At Out Of Print Graphic Novels, that collector mindset shapes the whole experience - from careful stock selection to secure packaging and frequent new arrivals worth checking back for.
Building a collection with purpose
The strongest collections are usually not the biggest. They are the most intentional.
Some collectors focus on complete runs in matching formats. Others build around a publisher, a character, a creator or a specific era of comics history. There are also collectors who simply want standout editions of the stories they love most. All of these approaches work, but each one changes what rarity means.
If you are assembling full sets, elusive middle volumes and variant-format companions will matter most. If you collect by creator, signed or early editions may be the better target. If your shelves are built around presentation, oversized hardcovers and deluxe line consistency will likely take priority over strict first-print status.
This is why browsing by publisher and format can be so useful. It helps you see gaps, compare editions and spot books that fit your collection strategy before they disappear again.
When to buy and when to wait
Collectors often ask for a rule here, but there is not a perfect one. It depends on the title, the edition and your own tolerance for waiting.
If a book has been out of print for years, appears rarely and completes a run you have been building, waiting for a miracle price can mean missing it altogether. If a title has strong demand but a realistic chance of reprint, patience may pay off.
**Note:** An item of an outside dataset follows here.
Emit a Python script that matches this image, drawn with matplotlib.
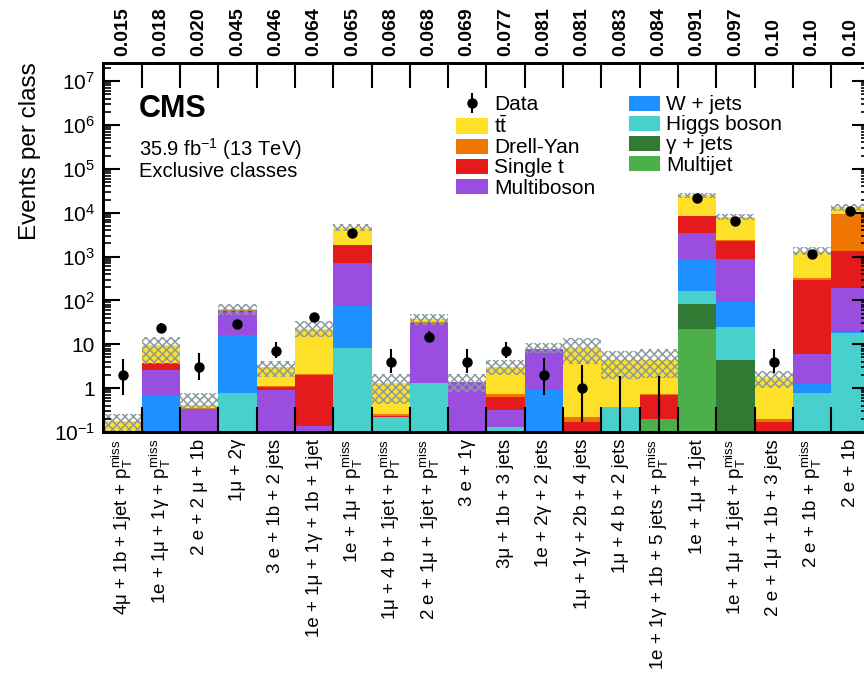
import numpy as np
import matplotlib
matplotlib.use('Agg')
import matplotlib.pyplot as plt
from matplotlib.ticker import FixedLocator, LogLocator, NullFormatter

plt.rcParams['font.family'] = ['Liberation Sans', 'DejaVu Sans']
plt.rcParams['mathtext.fontset'] = 'custom'
plt.rcParams['mathtext.rm'] = 'Liberation Sans'
plt.rcParams['mathtext.it'] = 'Liberation Sans:italic'
plt.rcParams['mathtext.bf'] = 'Liberation Sans:bold'
plt.rcParams['hatch.linewidth'] = 1.1

PT = r'$\mathrm{p}_{\mathrm{T}}^{\mathrm{miss}}$'

# event classes (bottom axis) and p-values (top axis)
classes = [
    '4μ + 1b + 1jet + ' + PT,
    '1e + 1μ + 1γ + ' + PT,
    '2 e + 2 μ + 1b',
    '1μ + 2γ',
    '3 e + 1b + 2 jets',
    '1e + 1μ + 1γ + 1b + 1jet',
    '1e + 1μ + ' + PT,
    '1μ + 4 b + 1jet + ' + PT,
    '2 e + 1μ + 1jet + ' + PT,
    '3 e + 1γ',
    '3μ + 1b + 3 jets',
    '1e + 2γ + 2 jets',
    '1μ + 1γ + 2b + 4 jets',
    '1μ + 4 b + 2 jets',
    '1e + 1γ + 1b + 5 jets + ' + PT,
    '1e + 1μ + 1jet',
    '1e + 1μ + 1jet + ' + PT,
    '2 e + 1μ + 1b + 3 jets',
    '2 e + 1b + ' + PT,
    '2 e + 1b',
]
pvalues = ['0.015', '0.018', '0.020', '0.045', '0.046', '0.064', '0.065', '0.068',
           '0.068', '0.069', '0.077', '0.081', '0.081', '0.083', '0.084', '0.091',
           '0.097', '0.10', '0.10', '0.10']

# background processes, stacked bottom -> top
multijet   = [0, 0, 0, 0, 0, 0, 0, 0, 0, 0, 0, 0, 0, 0, 0.2, 21.8, 0, 0, 0, 0]
gamma_jets = [0, 0, 0, 0, 0, 0, 0, 0, 0, 0, 0, 0, 0, 0, 0, 60, 4.4, 0, 0, 0]
higgs      = [0, 0, 0, 0.79, 0, 0, 8.1, 0.22, 1.33, 0, 0.13, 0, 0, 0.37, 0, 81, 20.6, 0, 0.76, 17.7]
wjets      = [0, 0.66, 0, 15.4, 0, 0, 66, 0, 0, 0, 0, 0.9, 0, 0, 0, 700, 65, 0, 0.46, 1.6]
multiboson = [0.02, 2.0, 0.33, 39, 0.9, 0.14, 646, 0, 27.7, 1.4, 0.19, 6.8, 0, 0, 0, 2680, 770, 0, 4.7, 168]
single_t   = [0, 1.0, 0.01, 2, 0.18, 1.85, 1080, 0.01, 1.5, 0, 0.3, 0.2, 0.17, 0, 0.5, 4900, 1380, 0.17, 284, 1143]
drell_yan  = [0, 0.05, 0.02, 3, 0.05, 0.1, 50, 0.03, 1.0, 0, 0.1, 0.1, 0.05, 0, 0.05, 200, 100, 0.03, 40, 7920]
ttbar      = [0.16, 5.9, 0.06, 3, 1.9, 20, 2750, 1.04, 5.5, 0, 2.3, 0, 7.9, 4.0, 3.7, 16500, 5700, 1.5, 950, 4250]

# systematic uncertainty band (lower / upper edge)
unc_lo = [0.06, 3.5, 0.33, 46, 1.8, 15, 3800, 0.43, 27, 0.83, 2.0, 6.2, 3.5, 1.6, 1.7, 22000, 7000, 1.0, 1100, 11000]
unc_hi = [0.26, 15, 0.78, 81, 4.1, 34, 5500, 2.1, 48, 2.1, 4.5, 10.8, 13.6, 7.2, 7.7, 28000, 9250, 2.4, 1660, 15500]

# observed data with error bar ends
data    = [2, 24, 3, 29, 7, 41, 3400, 4, 15, 4, 7, 2, 1, 0, 0, 22000, 6400, 4, 1150, 11200]
data_lo = [0.7, 19, 1.5, 24, 4.8, 35, 3340, 2.2, 11, 2.2, 4.8, 0.7, 0.17, 0, 0, 21850, 6320, 2.2, 1115, 11090]
data_hi = [4.6, 30, 6.2, 35, 11.4, 48, 3460, 7.7, 20, 7.7, 11.4, 4.8, 3.3, 1.8, 1.8, 22150, 6480, 7.7, 1185, 11310]

ytick_vals = [0.1, 1, 10, 1e2, 1e3, 1e4, 1e5, 1e6, 1e7]
ytick_labels = ['$10^{-1}$', '1', '10', '$10^{2}$', '$10^{3}$', '$10^{4}$',
                '$10^{5}$', '$10^{6}$', '$10^{7}$']

processes = [
    ('Multijet', multijet, '#4daf4a'),
    ('γ + jets', gamma_jets, '#317a33'),
    ('Higgs boson', higgs, '#48d1cc'),
    ('W + jets', wjets, '#1e90ff'),
    ('Multiboson', multiboson, '#994ee0'),
    ('Single t', single_t, '#e41a1c'),
    ('Drell-Yan', drell_yan, '#ef7600'),
    (r'$\mathrm{t\bar{t}}$', ttbar, '#fde027'),
]

n = len(classes)
centers = np.arange(n) + 0.5
edges = np.arange(n + 1)

fig = plt.figure(figsize=(8.64, 6.8), dpi=100)
ax = fig.add_axes([103.4 / 864, 1 - 432 / 680, 766 / 864, 369 / 680])
ax.set_yscale('log')

bottom = np.zeros(n)
handles = {}
for name, vals, col in processes:
    vals = np.array(vals, dtype=float)
    b = ax.bar(centers, vals, width=1.0, bottom=bottom, color=col, linewidth=0)
    handles[name] = b
    bottom = bottom + vals

lo = np.array(unc_lo)
hi = np.array(unc_hi)
ax.bar(centers, hi - lo, width=1.0, bottom=lo, fill=False, hatch='xxxx',
       edgecolor='#8a9a9f', linewidth=0)

d = np.array(data, dtype=float)
yerr = [d - np.array(data_lo), np.array(data_hi) - d]
eb = ax.errorbar(centers, np.where(d > 0, d, np.nan), yerr=yerr, fmt='o', color='black',
                 markersize=6.5, elinewidth=1.5, capsize=0)
# error bars of empty bins (no marker)
for x, up in zip(centers[d == 0], np.array(data_hi)[d == 0]):
    ax.plot([x, x], [1e-3, up], color='black', lw=1.5)

ax.set_xlim(0, n)
ax.set_ylim(0.1, 2.6e7)

# y axis
ax.yaxis.set_major_locator(FixedLocator(ytick_vals))
ax.set_yticklabels(ytick_labels, fontsize=15)
ax.yaxis.set_minor_locator(LogLocator(base=10, subs=np.arange(2, 10), numticks=20))
ax.yaxis.set_minor_formatter(NullFormatter())
ax.tick_params(axis='y', which='major', direction='in', length=12, width=1.5,
               right=True, pad=6)
ax.tick_params(axis='y', which='minor', direction='in', length=6, width=1.2, right=True)

# bottom x axis: ticks at bin edges, labels at bin centres
ax.set_xticks(edges)
ax.set_xticklabels([])
ax.set_xticks(centers, minor=True)
ax.set_xticklabels(classes, minor=True, rotation=90, fontsize=13.5)
ax.tick_params(axis='x', which='major', direction='in', length=18, width=1.5)
ax.tick_params(axis='x', which='minor', length=0, pad=5)

# top axis with p-values
ax2 = ax.twiny()
ax2.set_xlim(0, n)
ax2.set_xticks(edges)
ax2.set_xticklabels([])
ax2.set_xticks(centers, minor=True)
ax2.set_xticklabels(pvalues, minor=True, rotation=90, fontsize=14, fontweight='bold')
ax2.tick_params(axis='x', which='major', direction='in', length=18, width=1.5)
ax2.tick_params(axis='x', which='minor', length=0, pad=5)

for a in (ax, ax2):
    for s in a.spines.values():
        s.set_linewidth(2)

fig.text(30 / 864, 1 - 62 / 680, 'Events per class', rotation=90, ha='center',
         va='top', fontsize=17.5)

ax.text(0.046, 0.875, 'CMS', transform=ax.transAxes, fontsize=22, fontweight='bold',
        va='center', ha='left')
ax.text(0.046, 0.767, '35.9 fb$^{-1}$ (13 TeV)', transform=ax.transAxes, fontsize=14.5,
        va='center', ha='left')
ax.text(0.046, 0.707, 'Exclusive classes', transform=ax.transAxes, fontsize=14.5,
        va='center', ha='left')

leg_order = ['Data', r'$\mathrm{t\bar{t}}$', 'Drell-Yan', 'Single t', 'Multiboson',
             'W + jets', 'Higgs boson', 'γ + jets', 'Multijet']
leg_handles = [eb if k == 'Data' else handles[k] for k in leg_order]
fig.legend(leg_handles, leg_order, ncol=2, loc='upper left',
           bbox_to_anchor=(446 / 864, 1 - 85 / 680), frameon=False, fontsize=15,
           borderpad=0, handlelength=1.5, handleheight=0.75, handletextpad=0.3,
           labelspacing=0.05, columnspacing=1.6)

fig.savefig('out.png', dpi=100)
The key is to know which situation you are in.
That is why experienced buyers keep wish lists, watch new stock drops and move decisively on books they know fit their collection. Good copies of desirable editions do not always sit around for long, especially in the UK market where availability can feel thinner than buyers would like.
Collecting should still be enjoyable. The thrill is not just in owning something scarce. It is in finding the edition that feels right, buying it with confidence and knowing it earned its place on your shelf.